Arizona has established itself as a testing ground for Uber and Google’s Waymo, each of which has deployed fleets of autonomous vehicles on the streets of the Phoenix metro. Sunny days and reliable car-centric infrastructure make the area well-suited for the evolving technology, which struggles with unusual road and weather conditions.
More importantly, Arizona has leveraged its reputation as a regulation-free, disruption-friendly state. Waymo has been testing self-driving cars in the Phoenix metro since last spring, including cars without assisting drivers since November—a move that few states allow. Quartz reported last month that Waymo was given a license in January to operate a taxi service in Arizona and hoped to have a commercial self-driving service on the market by the end of 2018. Uber, meanwhile, had deployed self-driving trucks in Arizona earlier this month. Just this month Arizona Gov. Doug Ducey drafted the state’s first set of rules for autonomous vehicles.
Monday’s incident will be a test for how much citizens are willing to tolerate AV experimentation on public roads. So far, there has been little public pushback as politicians and regulators race to welcome the AV industry. But there have been only a few notable accidents. In July 2016, a driver using Tesla autopilot died when his car drove into the back of a tractor-trailer. A self-driving Uber ran a red light in San Francisco just hours after the company first deployed the technology there.
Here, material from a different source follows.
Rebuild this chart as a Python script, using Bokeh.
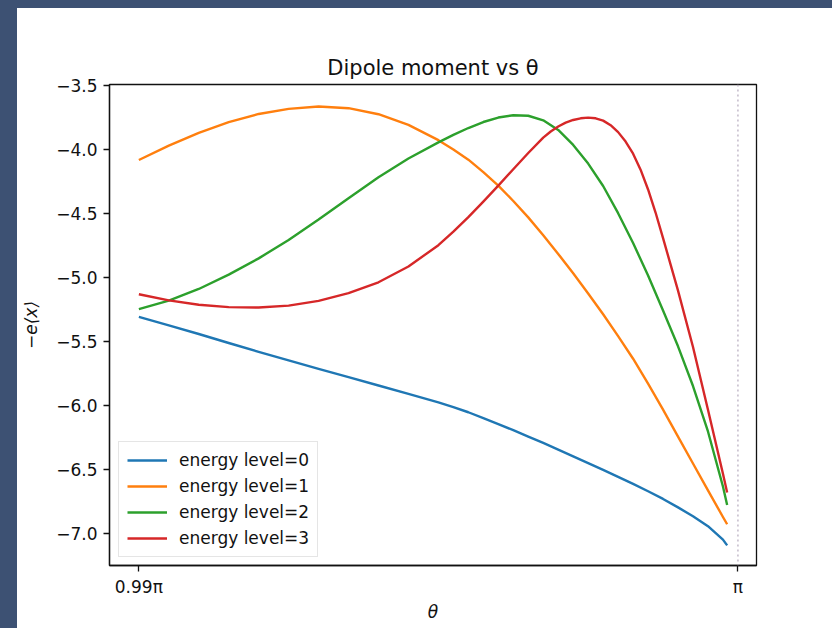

You can expect that Uber, local regulators, and tech evangelists will make much of the Tempe police report that the woman was outside a crosswalk, although North Mill Avenue—the eight-lane road the victim was attempting to cross—has only one crosswalk in nearly two miles of road, making jaywalking a requirement of the urban design. (Jaywalking arrests and pedestrian fatalities are also disproportionately concentrated in communities of color.)
The crash will bolster street safety advocates’ case that regulators and companies are putting people at risk by experimenting on city streets. One of the central arguments for self-driving cars in the long term is that they will be safer than human drivers. In the short term, Google has gone to great lengths to reassure the public that the technology is safe, funding a project called “Let’s Talk Self-Driving” in collaboration with the National Safety Council, Mothers Against Drunk Driving, and other road safety advocates. The Uber crash could jeopardize that narrative.
Update, March 19, 2018: The photo on this post was changed to match the make of the Uber car involved in the accident.